Baca berita tanpa iklan. Gabung Kompas.com+
Salin Artikel

Benarkah Memperbanyak Pesawat Dapat Menurunkan Harga Tiket?

Dengan operasi pasar, maka jumlah barang beredar di masyarakat akan meningkat dan diharapkan produsen akan menurunkan harga barangnya.

Sistem operasi pasar apakah akan efektif jika diberlakukan pada bisnis penerbangan?

Pemerintah saat ini selalu menyatakan bahwa harga tiket pesawat sangat mahal dan bisa memengaruhi meningkatnya inflasi nasional.

Penyebab harga tiket pesawat mahal, menurut pemerintah karena berkurangnya jumlah pesawat sehingga mengurangi penawaran (supply).

Dalam ilmu ekonomi, penawaran yang turun pada saat permintaan (demand) tetap atau naik, akan mengakibatkan harga naik.

Untuk itu, pemerintah berencana menambah jumlah pesawat atau menambah jumlah maskapai yang beroperasi di Indonesia sehingga jumlah kursi pesawat yang ditawarkan bertambah dan diharapkan harga tiket bisa turun.

Turun sesaat

Menurut hemat saya, rencana itu kurang tepat jika diterapkan di industri penerbangan saat ini.

Jumlah pesawat yang berkurang bukan karena maskapai sengaja mengurangi supply agar harga naik, namun karena maskapai kekurangan biaya untuk mengoperasikan pesawatnya dan kesulitan menyelesaikan perbaikan dan perawatan pesawatnya di bengkel (MRO).

Melihat sedikit ke belakang, berkurangnya jumlah pesawat juga karena banyak maskapai yang bangkrut.

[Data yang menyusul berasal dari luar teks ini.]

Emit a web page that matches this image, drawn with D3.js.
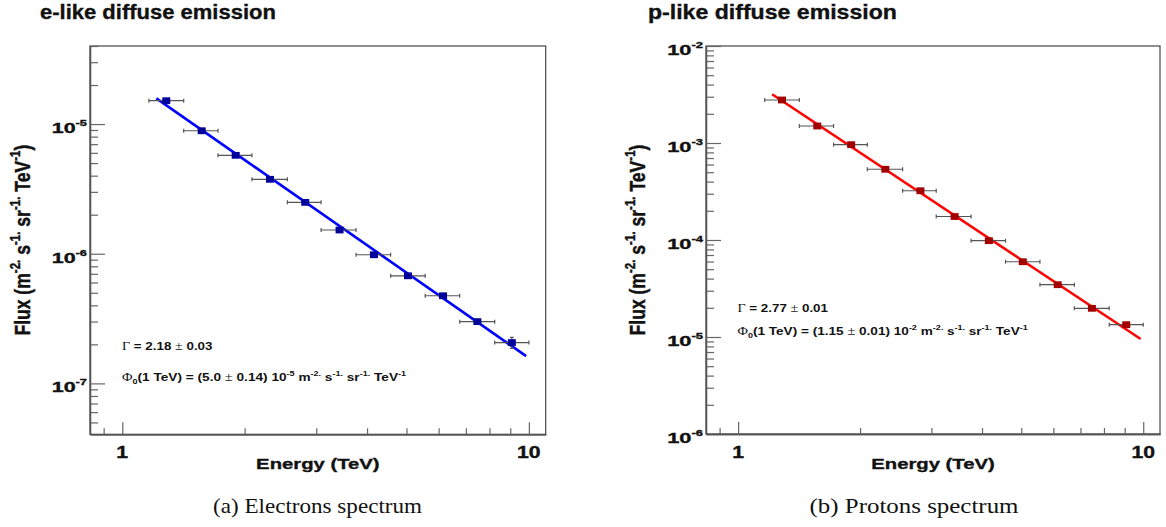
<!DOCTYPE html>
<html><head><meta charset="utf-8">
<script src="https://cdn.jsdelivr.net/npm/d3@7"></script>
<style>
body{margin:0;background:#fff;}
svg{display:block;font-family:"Liberation Sans",Arial,Helvetica,sans-serif;}
.heavy{stroke:#111;stroke-width:0.35px;paint-order:stroke;}
</style>
</head><body>
<svg id="chart" width="1166" height="527"></svg>
<script>
// ---------------- data ----------------
const energies = [1.283, 1.568, 1.901, 2.309, 2.818, 3.423, 4.159, 5.043, 6.151, 7.47, 9.08];
const binEdges = [1.163, 1.416, 1.720, 2.084, 2.547, 3.083, 3.758, 4.571, 5.559, 6.761, 8.241, 10.0];

const electronFlux    = [1.514e-5, 8.88e-6, 5.74e-6, 3.75e-6, 2.49e-6, 1.524e-6, 9.82e-7, 6.76e-7, 4.74e-7, 2.995e-7, 2.065e-7];
const electronFluxErr = [1.5e-7, 9e-8, 6e-8, 4e-8, 3e-8, 2e-8, 1.5e-8, 1.2e-8, 1.3e-8, 1.7e-8, 2.0e-8];
const electronFitE    = [1.213, 9.847];
const electronFitF    = [1.578e-5, 1.625e-7];

const protonFlux      = [2.776e-3, 1.497e-3, 9.61e-4, 5.36e-4, 3.22e-4, 1.746e-4, 9.84e-5, 5.97e-5, 3.46e-5, 1.976e-5, 1.34e-5];
const protonFluxErr   = [2e-5, 1.2e-5, 8e-6, 5e-6, 3e-6, 1.8e-6, 1.1e-6, 7e-7, 4.5e-7, 3e-7, 2.5e-7];
const protonFitE      = [1.213, 9.854];
const protonFitF      = [3.18e-3, 9.54e-6];

const xTickValues  = [1, 10];
const xTickLabels  = ["1", "10"];
const leftYExponents  = [-7, -6, -5];
const rightYExponents = [-6, -5, -4, -3, -2];

const titles   = ["e-like diffuse emission", "p-like diffuse emission"];
const captions = ["(a) Electrons spectrum", "(b) Protons spectrum"];
const gammaText = [["2.18", "0.03"], ["2.77", "0.01"]];
const phiText   = [["5.0", "0.14", "-5"], ["1.15", "0.01", "-2"]];

// ---------------- helpers ----------------
const svg = d3.select("#chart");
const SANS = '"Liberation Sans",Arial,Helvetica,sans-serif';
const SERIF = '"Liberation Serif","Times New Roman",serif';

function fitX(text, x, target) {
  const w = text.node().getBBox().width;
  const sx = target / w;
  text.attr("transform", `translate(${x},0) scale(${sx},1) translate(${-x},0)`);
}

// segments: [text, kind] kind: n (bold sans), s (serif symbol), sup, sub
function rich(text, segs, size) {
  let off = 0;
  segs.forEach(([t, kind]) => {
    let target = 0, fs = size, fam = SANS, fw = "bold";
    if (kind === "sup") { target = -size * 0.45; fs = size * 0.66; }
    if (kind === "sub") { target = size * 0.25; fs = size * 0.66; }
    if (kind === "s") { fam = SERIF; fw = "normal"; fs = size * 1.05; }
    text.append("tspan")
      .attr("dy", target - off)
      .style("font-size", fs + "px")
      .style("font-family", fam)
      .style("font-weight", fw)
      .text(t);
    off = target;
  });
  return text;
}

const xDomain = [0.833, 11.0];

const panels = [
  { x0: 90, x1: 545.7, y0: 46, y1: 434.3, yDomain: [4.05e-8, 4.0e-5],
    flux: electronFlux, err: electronFluxErr, fitE: electronFitE, fitF: electronFitF,
    exps: leftYExponents, line: "#0000ff", marker: "#00009a",
    title: titles[0], caption: captions[0], gamma: gammaText[0], phi: phiText[0],
    titleX: 40, titleW: 236, ytW: 35.5, yLabelX: 30, capX: 317.5,
    gY: 350, phiY: 381.5, annX: 122, gW: 91, phiW: 285 },
  { x0: 706, x1: 1160, y0: 46, y1: 434, yDomain: [1e-6, 1e-2],
    flux: protonFlux, err: protonFluxErr, fitE: protonFitE, fitF: protonFitF,
    exps: rightYExponents, line: "#ff0000", marker: "#a30000",
    title: titles[1], caption: captions[1], gamma: gammaText[1], phi: phiText[1],
    titleX: 648, titleW: 249, ytW: 36, yLabelX: 645, capX: 914,
    gY: 312.5, phiY: 335.5, annX: 737.5, gW: 91, phiW: 291 }
];

panels.forEach(p => {
  const x = d3.scaleLog().domain(xDomain).range([p.x0, p.x1]);
  const y = d3.scaleLog().domain(p.yDomain).range([p.y1, p.y0]);
  const g = svg.append("g");

  // frame
  g.append("rect").attr("x", p.x0).attr("y", p.y0)
    .attr("width", p.x1 - p.x0).attr("height", p.y1 - p.y0)
    .attr("fill", "none").attr("stroke", "#444").attr("stroke-width", 1.2);

  // y ticks (inward)
  const lo = Math.floor(Math.log10(p.yDomain[0])), hi = Math.ceil(Math.log10(p.yDomain[1]));
  const majors = p.exps.map(e => Math.pow(10, e));
  const minors = [];
  for (let k = lo; k < hi; k++) for (let m = 2; m <= 9; m++) {
    const v = m * Math.pow(10, k);
    if (v >= p.yDomain[0] && v <= p.yDomain[1]) minors.push(v);
  }
  const styleAxis = s => { s.select(".domain").attr("stroke", "#555").attr("stroke-width", 1.3);
    s.selectAll(".tick line").attr("stroke", "#666").attr("stroke-width", 1.2); };
  g.append("g").attr("transform", `translate(${p.x0},0)`)
    .call(d3.axisRight(y).tickValues(minors).tickSize(8).tickSizeOuter(0).tickFormat(""))
    .call(styleAxis);
  g.append("g").attr("transform", `translate(${p.x0},0)`)
    .call(d3.axisRight(y).tickValues(majors).tickSize(15).tickSizeOuter(0).tickFormat(""))
    .call(styleAxis);

  // x ticks (inward)
  const xMinors = [0.9, 2, 3, 4, 5, 6, 7, 8, 9];
  g.append("g").attr("transform", `translate(0,${p.y1})`)
    .call(d3.axisTop(x).tickValues(xMinors).tickSize(6).tickSizeOuter(0).tickFormat(""))
    .call(styleAxis);
  g.append("g").attr("transform", `translate(0,${p.y1})`)
    .call(d3.axisTop(x).tickValues(xTickValues).tickSize(12).tickSizeOuter(0).tickFormat(""))
    .call(styleAxis);

  // y tick labels
  p.exps.forEach(e => {
    const v = Math.pow(10, e);
    const t = g.append("text").attr("x", p.x0 - 3).attr("y", y(v) + 9)
      .attr("text-anchor", "end").attr("fill", "#111").attr("class", "heavy");
    t.append("tspan").style("font-size", "14.8px").style("font-weight", "bold").text("10");
    t.append("tspan").attr("dy", -7).style("font-size", "8.8px").style("font-weight", "bold").text(String(e));
    fitX(t, p.x0 - 3, p.ytW);
  });

  // x tick labels
  xTickValues.forEach((v, i) => {
    const t = g.append("text").attr("x", x(v)).attr("y", 458.3)
      .attr("text-anchor", "middle").attr("fill", "#111").attr("class", "heavy")
      .style("font-size", "16.3px").style("font-weight", "bold").text(xTickLabels[i]);
    t.attr("transform", `translate(${x(v)},0) scale(1.3,1) translate(${-x(v)},0)`);
  });

  // x axis label
  const xc = (p.x0 + p.x1) / 2;
  const xl = g.append("text").attr("x", xc).attr("y", 469.5).attr("text-anchor", "middle")
    .attr("fill", "#111").attr("class", "heavy")
    .style("font-size", "15.5px").style("font-weight", "bold").text("Energy (TeV)");
  fitX(xl, xc, 123.5);

  // y axis label (rotated)
  const yc = (p.y0 + p.y1) / 2;
  const yg = g.append("g").attr("transform", `translate(${p.yLabelX},${yc}) rotate(-90)`);
  const yl = yg.append("text").attr("x", 0).attr("y", 0).attr("text-anchor", "middle")
    .attr("fill", "#111").attr("class", "heavy");
  rich(yl, [["Flux (m","n"],["-2.","sup"],[" s","n"],["-1.","sup"],[" sr","n"],["-1.","sup"],[" TeV","n"],["-1","sup"],[")","n"]], 17);
  const yw = yl.node().getBBox().width;
  yl.attr("transform", `scale(${191 / yw},1.3)`);

  // title
  const tt = g.append("text").attr("x", p.titleX).attr("y", 19.5).attr("fill", "#111")
    .attr("class", "heavy")
    .style("font-size", "20px").style("font-weight", "bold").text(p.title);
  fitX(tt, p.titleX, p.titleW);

  // annotations
  const ga = g.append("text").attr("x", p.annX).attr("y", p.gY).attr("fill", "#111");
  rich(ga, [["\u0393","s"],[" = " + p.gamma[0] + " ","n"],["\u00b1","s"],[" " + p.gamma[1],"n"]], 11.8);
  fitX(ga, p.annX, p.gW);
  const pa = g.append("text").attr("x", p.annX).attr("y", p.phiY).attr("fill", "#111");
  rich(pa, [["\u03a6","s"],["0","sub"],["(1 TeV) = (" + p.phi[0] + " ","n"],["\u00b1","s"],
            [" " + p.phi[1] + ") 10","n"],[p.phi[2],"sup"],[" m","n"],["-2.","sup"],[" s","n"],
            ["-1.","sup"],[" sr","n"],["-1.","sup"],[" TeV","n"],["-1","sup"]], 11.8);
  fitX(pa, p.annX, p.phiW);

  // fit line
  const fitPts = p.fitE.map((e, i) => [e, p.fitF[i]]);
  g.append("path").datum(fitPts)
    .attr("d", d3.line().x(d => x(d[0])).y(d => y(d[1])))
    .attr("fill", "none").attr("stroke", p.line).attr("stroke-width", 2.6);

  // error bars
  const eb = g.append("g").attr("stroke", "#555").attr("stroke-width", 1.2);
  energies.forEach((e, i) => {
    const cy = y(p.flux[i]);
    const xl0 = x(binEdges[i]), xr0 = x(binEdges[i + 1]);
    eb.append("line").attr("x1", xl0).attr("x2", xr0).attr("y1", cy).attr("y2", cy);
    eb.append("line").attr("x1", xl0).attr("x2", xl0).attr("y1", cy - 2).attr("y2", cy + 2);
    eb.append("line").attr("x1", xr0).attr("x2", xr0).attr("y1", cy - 2).attr("y2", cy + 2);
    const yt = y(p.flux[i] + p.err[i]), yb = y(p.flux[i] - p.err[i]);
    if (cy - yt > 3.2) {
      const cx = x(e);
      eb.append("line").attr("x1", cx).attr("x2", cx).attr("y1", yt).attr("y2", yb);
      eb.append("line").attr("x1", cx - 2).attr("x2", cx + 2).attr("y1", yt).attr("y2", yt);
      eb.append("line").attr("x1", cx - 2).attr("x2", cx + 2).attr("y1", yb).attr("y2", yb);
    }
  });

  // markers
  g.append("g").selectAll("rect").data(energies).join("rect")
    .attr("x", d => x(d) - 4).attr("y", (d, i) => y(p.flux[i]) - 3.4)
    .attr("width", 8).attr("height", 6.8).attr("fill", p.marker);

  // caption
  const cap = svg.append("text").attr("x", p.capX).attr("y", 513).attr("text-anchor", "middle")
    .attr("fill", "#111").style("font-family", SERIF).style("font-size", "22px").text(p.caption);
  fitX(cap, p.capX, 209);
});
</script>
</body></html>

Kebangkrutan maskapai karena pendapatan yang diterima tidak dapat mencukupi biaya operasional sehingga terus menerus rugi.

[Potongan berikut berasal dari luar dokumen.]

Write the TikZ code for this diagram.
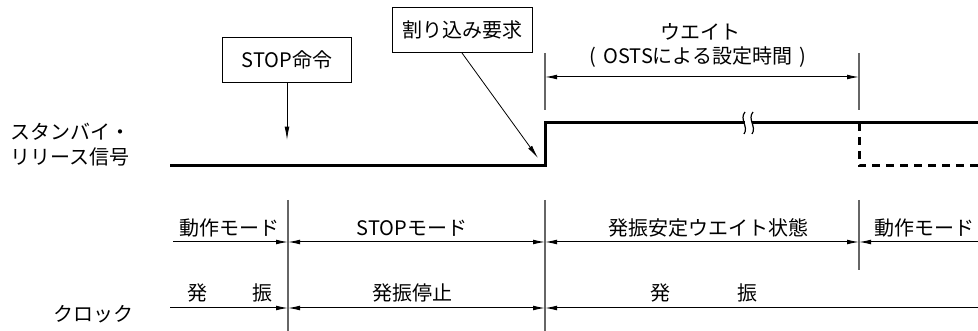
\documentclass[tikz,border=0pt]{standalone}
\usepackage{fontspec}
\setmainfont{Noto Sans CJK JP}
\usetikzlibrary{arrows.meta}

\tikzset{
  lbl/.style={font=\fontsize{15pt}{18pt}\selectfont, inner sep=0pt},
  cmdbox/.style={draw, line width=0.75pt, lbl, minimum height=33.75pt},
  sig/.style={line width=2.25pt},
  sigdash/.style={line width=2.25pt, dash pattern=on 6pt off 4.5pt},
  tickline/.style={draw=black!60, line width=1pt},
  dimtip/.tip={Latex[length=9pt,width=3.6pt]},
  dimboth/.style={line width=0.75pt, dimtip-dimtip},
  dimend/.style={line width=0.75pt, -dimtip},
  ptr/.style={line width=0.6pt, -{Latex[length=10pt,width=3.6pt]}},
}

\begin{document}
\begin{tikzpicture}[x=0.75pt, y=-0.75pt]
\useasboundingbox (0,0) rectangle (978,331);

% signal
\coordinate (s0) at (170,166);
\coordinate (s1) at (545,166);
\coordinate (s2) at (545,123);
\coordinate (brk0) at (745,123);
\coordinate (brk1) at (752,123);
\coordinate (s3) at (978,123);
\coordinate (d0) at (859,123);
\coordinate (d1) at (859,166);
\coordinate (d2) at (978,166);

\node[lbl, anchor=west] (sblbl1) at (10,132) {スタンバイ・};
\node[lbl, anchor=west] (sblbl2) at (10,157) {リリース信号};

\draw[sig] (s0) -- (s1) -- (s2) -- (brk0);
\draw[sig] (brk1) -- (s3);
\draw[line width=0.9pt] (745,112) .. controls (739,119) and (749,127) .. (744,134);
\draw[line width=0.9pt] (753,112) .. controls (747,119) and (757,127) .. (752,134);
\draw[sigdash] (d0) -- (d1) -- (d2);

% commands
\node[cmdbox, minimum width=96.75pt] (stopcmd) at (287,60) {STOP命令};
\coordinate (stoptip) at (287,140);
\draw[ptr] (stopcmd.south) -- (stoptip);

\node[cmdbox, minimum width=105pt] (irq) at (462,30) {割り込み要求};
\coordinate (irqtip) at (538,158);
\draw[ptr] (irq.south) -- (irqtip);

% wait
\draw[tickline] (545,53) -- (545,110);
\draw[tickline] (859,53) -- (859,110);
\coordinate (w0) at (545,77);
\coordinate (w1) at (859,77);
\draw[dimboth] (w0) -- (w1);
\node[lbl] (waitlbl) at (700,32) {ウエイト};
\node[lbl] (waitsub) at (698,57) {(\hspace{0.35em}OSTSによる設定時間\hspace{0.35em})};

% mode
\draw[tickline] (288,200) -- (288,331);
\draw[tickline] (545,200) -- (545,331);
\draw[tickline] (859,200) -- (859,270);

\coordinate (m0) at (173,242);
\coordinate (m1) at (288,242);
\coordinate (m2) at (545,242);
\coordinate (m3) at (859,242);
\coordinate (m4) at (978,242);
\draw[dimend] (m0) -- (m1);
\draw[dimboth] (m1) -- (m2);
\draw[dimboth] (m2) -- (m3);
\draw[dimend] (m4) -- (m3);

\node[lbl] (mode1) at (229,228) {動作モード};
\node[lbl] (mode2) at (412,228) {STOPモード};
\node[lbl] (mode3) at (708,228) {発振安定ウエイト状態};
\node[lbl] (mode4) at (924,228) {動作モード};

% clock
\node[lbl] (clklbl) at (93,314) {クロック};
\coordinate (c0) at (170,308);
\coordinate (c1) at (288,308);
\coordinate (c2) at (545,308);
\coordinate (c3) at (978,308);
\draw[dimend] (c0) -- (c1);
\draw[dimboth] (c1) -- (c2);
\draw[dimend] (c3) -- (c2);

\node[lbl] (osc1a) at (197,293) {発};
\node[lbl] (osc1b) at (262,293) {振};
\node[lbl] (oscstop) at (412,293) {発振停止};
\node[lbl] (osc2a) at (660,293) {発};
\node[lbl] (osc2b) at (747,293) {振};

\end{tikzpicture}
\end{document}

Jadi berkurangnya jumlah pesawat bukan penyebab harga tiket yang tinggi. Berkurangnya jumlah pesawat akibat berkurangnya pendapatan maskapai untuk menyediakan dan menambah jumlah pesawat.

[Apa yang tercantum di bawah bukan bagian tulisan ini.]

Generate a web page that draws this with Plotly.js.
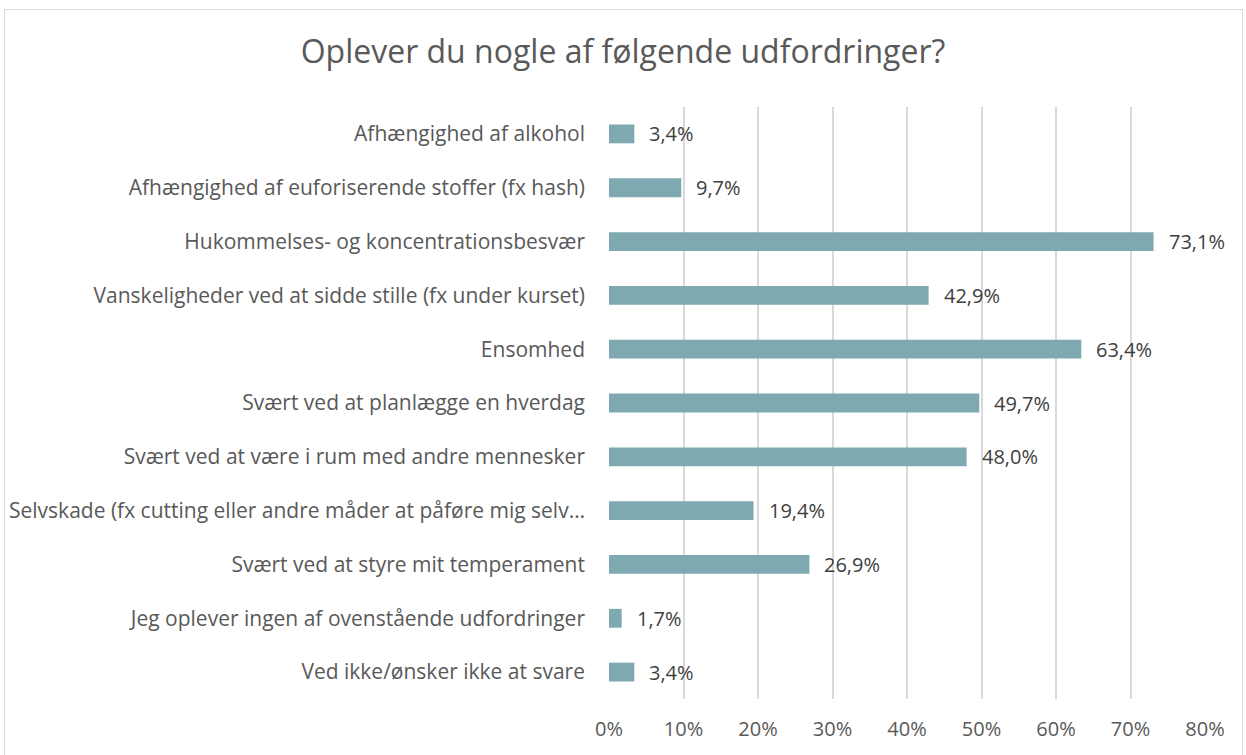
<!DOCTYPE html>
<html><head><meta charset="utf-8">
<script src="https://cdn.plot.ly/plotly-3.0.1.min.js"></script>
<style>
body{margin:0;background:#fff;}
#wrap{position:relative;width:1246px;height:755px;}
#chart{width:1246px;height:755px;}
#border{position:absolute;left:4px;top:9px;width:1237px;height:760px;border:1.5px solid #d9d9d9;pointer-events:none;}
</style></head>
<body><div id="wrap"><div id="chart"></div><div id="border"></div></div>
<script>
const categories = [
  "Afhængighed af alkohol",
  "Afhængighed af euforiserende stoffer (fx hash)",
  "Hukommelses- og koncentrationsbesvær",
  "Vanskeligheder ved at sidde stille (fx under kurset)",
  "Ensomhed",
  "Svært ved at planlægge en hverdag",
  "Svært ved at være i rum med andre mennesker",
  "Selvskade (fx cutting eller andre måder at påføre mig selv…",
  "Svært ved at styre mit temperament",
  "Jeg oplever ingen af ovenstående udfordringer",
  "Ved ikke/ønsker ikke at svare"
];
const values = [3.4, 9.7, 73.1, 42.9, 63.4, 49.7, 48.0, 19.4, 26.9, 1.7, 3.4];
const tickVals = [0,10,20,30,40,50,60,70,80];
const tickLabels = ["0%","10%","20%","30%","40%","50%","60%","70%","80%"];
const labels = values.map(v => v.toFixed(1).replace('.', ',') + '%');

const font = "Open Sans, Noto Sans, sans-serif";
const annotations = values.map((v, i) => ({
  x: v, y: categories[i], xref: 'x', yref: 'y', text: labels[i],
  showarrow: false, xanchor: 'left', yanchor: 'middle', xshift: 13,
  font: {family: font, size: 20, color: '#404040'}
}));
Plotly.newPlot('chart', [{
  type: 'bar', orientation: 'h',
  x: values, y: categories,
  marker: {color: '#7fa9b0'},
  width: 0.35, hoverinfo: 'none'
}], {
  width: 1246, height: 755,
  margin: {l: 609, r: 41, t: 107, b: 56},
  paper_bgcolor: '#ffffff', plot_bgcolor: '#ffffff',
  title: {text: 'Oplever du nogle af følgende udfordringer?', x: 0.5, xanchor: 'center', y: 0.932, yanchor: 'middle',
          font: {family: font, size: 32, color: '#595959'}},
  xaxis: {range: [0, 80], tickvals: tickVals, ticktext: tickLabels, showgrid: true,
          gridcolor: '#d9d9d9', gridwidth: 2, zeroline: false, showline: false,
          ticks: '', tickfont: {family: font, size: 20, color: '#595959'}, ticklabelstandoff: 16, fixedrange: true},
  yaxis: {autorange: 'reversed', showgrid: false, zeroline: false, showline: false, ticks: '',
          ticklabelstandoff: 23,
          tickfont: {family: font, size: 21, color: '#595959'}, fixedrange: true},
  annotations: annotations,
  showlegend: false
}, {staticPlot: true});
</script></body></html>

Pendapatan utama maskapai berasal dari penjualan tiket. Dapat dikatakan harga tiket yang saat ini yang mengakibatkan jumlah pesawat berkurang.

Jika penambahan pesawat diterapkan, maka hanya akan efektif dalam waktu singkat saja. Harga tiket akan turun, namun hanya beberapa waktu.

Setelah itu maskapai akan kesulitan biaya dan bangkrut. Jika maskapai itu milik pemerintah, maka untuk melanggengkan program ini, pemerintah harus terus menerus menyuntikkan modal usaha untuk maskapai. Padahal modal usaha pemerintah pasti berasal dari rakyat juga.

Di sisi lain, program ini akan membuat maskapai kuat saja yang akan bertahan, sementara sisanya bangkrut. Jika demikian, maka akan terjadi monopoli.

Prinsip monopoli pun terjadi, yaitu maskapai bisa seenaknya menjual harga tiket dan sesukanya memberikan layanan karena masyarakat tidak punya pilihan lain. Dengan demikian, masyarakat juga yang akan dirugikan.

Melemahnya nilai tukar rupiah

Harga tiket pesawat yang ditawarkan maskapai Indonesia saat ini adalah akumulasi dari biaya-biaya yang dikeluarkan.

Biaya paling besar tentu saja bahan bakar yang bisa mencapai 40 persenan tergantung jenis pesawatnya. Setelah itu, biaya perawatan dan perbaikan termasuk pembelian sparepart, serta biaya sewa pesawat.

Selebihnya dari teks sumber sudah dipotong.